Wednesday 30 December 2009

Sherlock Holmes



Guy Ritchie has needed a hit for years - and his slick revamping of deerstalker-wearing icon Sherlock Holmes will surely bring it. Yet don't be fooled by the MTV packaging - his so called 'reinvention' is more traditionally entertaining and old-fashioned than it appears.


Not that this is a bad thing; rebranding Arthur Conan Doyle's classic hero for the Youtube generation was after all met with much derision, and so it proves that the focus on the recognisable nuts and bolts of yore - spotting clues, references to Empire, London on the brink of change - is inevitably where the film derives the greatest pleasure. Impossible to reinvent the wheel? Try a much beloved literary creation.


So, after a snappy opening salvo, where Robert Downey Jr's rogeuish Holmes and Jude Law's more dapper Watson foil a sacrificial offering by Mark Strong's sinister Lord Blackwood, Ritchie stops trying to be a wise-ass and lets us go with the flow. When the deliciously evil Strong is reported to have risen from the grave, it doesn't take long for Holmes, stagnating after a long period with no work, to get the grey cells in gear. The re-emergence on the scene of his ex and equally devious crimebuster Irene Adler (Rachel McAdams) complicates the agenda. And this is when our interest really takes hold.


For a supposedly modern take on a legend, Ritchie perhaps forgets that his notion is less than fresh, borrowing equally from 1987's Without a Clue (the notion that Watson supplies Holmes with intelligence) among others. It may be a spangly jumpsuit on the top but ultimately carries the feeling of a pipe and slippers, meaning what it gains in comfy familiarity (Holmes deducing info from seemingly arbitrary clues) it loses in the slickly packaged areas (Holmes and Watson's buddy movie rapport, for one) designed to pull in younger viewers.


Law's Watson, although likeable, therefore suffers from the tinkering, becoming an anonymous sidekick who could be slotted into any actioner, period or otherwise, while a miscast McAdams is far too perky when she should be conveying mystery. The main attraction of course is Downey's Holmes whose babbling, nervy energy is the perfect fit for a character whose pragmatism comes at the expense of others.

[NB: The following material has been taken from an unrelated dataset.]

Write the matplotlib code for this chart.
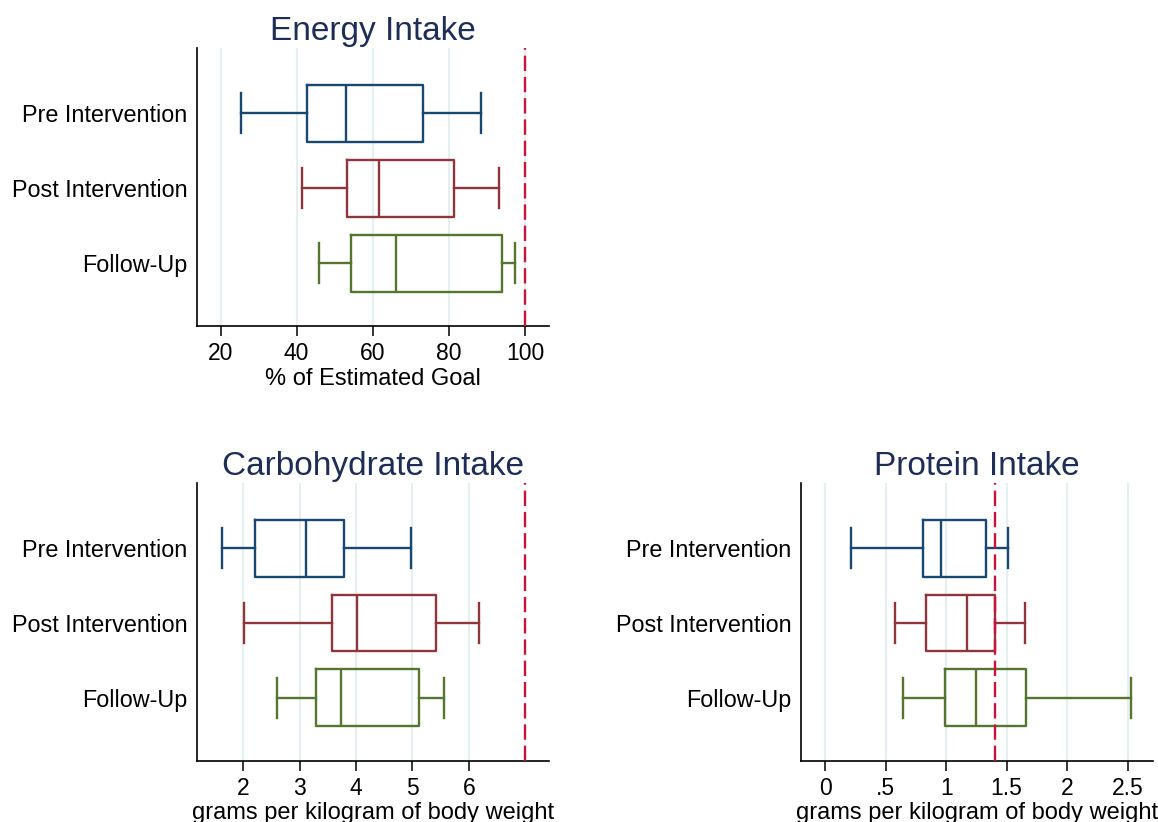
import matplotlib
matplotlib.use("Agg")
import matplotlib.pyplot as plt

plt.rcParams['font.family'] = ['Liberation Sans', 'DejaVu Sans']

groups = ["Pre Intervention", "Post Intervention", "Follow-Up"]
colors = ["#1a476f", "#90353b", "#55752f"]

# whisker low, q1, median, q3, whisker high per group
energy_low = [25.3, 41.5, 45.9]
energy_q1 = [42.8, 53.1, 54.2]
energy_med = [53.0, 61.5, 66.1]
energy_q3 = [73.2, 81.4, 94.0]
energy_high = [88.3, 93.1, 97.4]
energy_goal = 100
energy_ticks = [20, 40, 60, 80, 100]
energy_ticklabels = ["20", "40", "60", "80", "100"]

carb_low = [1.62, 2.01, 2.59]
carb_q1 = [2.20, 3.58, 3.29]
carb_med = [3.11, 4.01, 3.73]
carb_q3 = [3.79, 5.41, 5.11]
carb_high = [4.98, 6.18, 5.56]
carb_goal = 7.0
carb_ticks = [2, 3, 4, 5, 6]
carb_ticklabels = ["2", "3", "4", "5", "6"]

prot_low = [0.216, 0.575, 0.645]
prot_q1 = [0.808, 0.836, 0.99]
prot_med = [0.96, 1.176, 1.25]
prot_q3 = [1.33, 1.40, 1.66]
prot_high = [1.51, 1.65, 2.53]
prot_goal = 1.4
prot_ticks = [0, 0.5, 1, 1.5, 2, 2.5]
prot_ticklabels = ["0", ".5", "1", "1.5", "2", "2.5"]

title_color = "#1e2d55"
goal_color = "#c8143c"
grid_color = "#e6eff0"


def draw_panel(ax, title, xlabel, low, q1, med, q3, high, goal,
               ticks, ticklabels, xlim):
    stats = []
    for i in range(len(groups)):
        stats.append({"whislo": low[i], "q1": q1[i], "med": med[i],
                      "q3": q3[i], "whishi": high[i], "fliers": []})
    for t in ticks:
        ax.axvline(t, color=grid_color, lw=1.5, zorder=0)
    for i, s in enumerate(stats):
        c = colors[i]
        ax.bxp([s], positions=[i + 1], widths=0.76, capwidths=0.53,
               orientation="horizontal", showfliers=False,
               boxprops=dict(color=c, lw=1.7),
               whiskerprops=dict(color=c, lw=1.7),
               capprops=dict(color=c, lw=1.7),
               medianprops=dict(color=c, lw=1.7),
               manage_ticks=False)
    ax.axvline(goal, color=goal_color, lw=1.7, ls=(0, (6.5, 2.5)), zorder=3)
    ax.set_ylim(3.84, 0.13)
    ax.set_xlim(*xlim)
    ax.set_yticks([1, 2, 3])
    ax.set_yticklabels(groups, fontsize=16.8)
    ax.tick_params(axis="y", length=0, pad=7)
    ax.set_xticks(ticks)
    ax.set_xticklabels(ticklabels, fontsize=16.5)
    ax.tick_params(axis="x", length=7.5, width=1.1, pad=4)
    ax.set_xlabel(xlabel, fontsize=17, labelpad=2)
    ax.set_title(title, fontsize=24, color=title_color, pad=5.5)
    for side in ["top", "right"]:
        ax.spines[side].set_visible(False)
    for side in ["left", "bottom"]:
        ax.spines[side].set_linewidth(1.2)


fig = plt.figure(figsize=(11.58, 8.22), dpi=100)
ax1 = fig.add_axes([0.1701, 0.6034, 0.304, 0.3382])
ax2 = fig.add_axes([0.1701, 0.0746, 0.304, 0.3378])
ax3 = fig.add_axes([0.6917, 0.0746, 0.304, 0.3378])

draw_panel(ax1, "Energy Intake", "% of Estimated Goal",
           energy_low, energy_q1, energy_med, energy_q3, energy_high,
           energy_goal, energy_ticks, energy_ticklabels, (13.8, 106.3))
draw_panel(ax2, "Carbohydrate Intake", "grams per kilogram of body weight",
           carb_low, carb_q1, carb_med, carb_q3, carb_high,
           carb_goal, carb_ticks, carb_ticklabels, (1.18, 7.42))
draw_panel(ax3, "Protein Intake", "grams per kilogram of body weight",
           prot_low, prot_q1, prot_med, prot_q3, prot_high,
           prot_goal, prot_ticks, prot_ticklabels, (-0.2, 2.71))

fig.savefig("out.png", dpi=100)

Maintaining a perfect clipped accent, his is not the aristocratic Holmes of old but a down-at-heel one, a vessel through whom Ritchie can explore the grime covered streets of the capital.


This is the one area where Ritchie most successfully breaches the modern audience, capitalising on Downey's newly energised star status and lending a staid character some much needed attitude. And of course there's no-one better at the moment at projecting a view of London (albeit exaggerated) from the ground up: Phillipe Rousselot's washed-out photography, Hans Zimmer's inventive, jangly score and Sarah Greenwood's sets brilliantly draw us into a grubby world nonetheless palpably on the cusp of change.


And that, after all, is the essence of Doyle. For all Ritchie's whizz bang aplomb in staging slo-mo fights, explosions and the like, it's terrific to see his devotion to the core constraints, from a pulpy Gothic vein of horror weaving through to ruthless Blackwood's plans to consolidate a new Empire. Nice also, to have a major blockbuster that wraps up most, if not all, the story strands, in uniquely Holmesian fashion. Elementary, it seems, is best after all.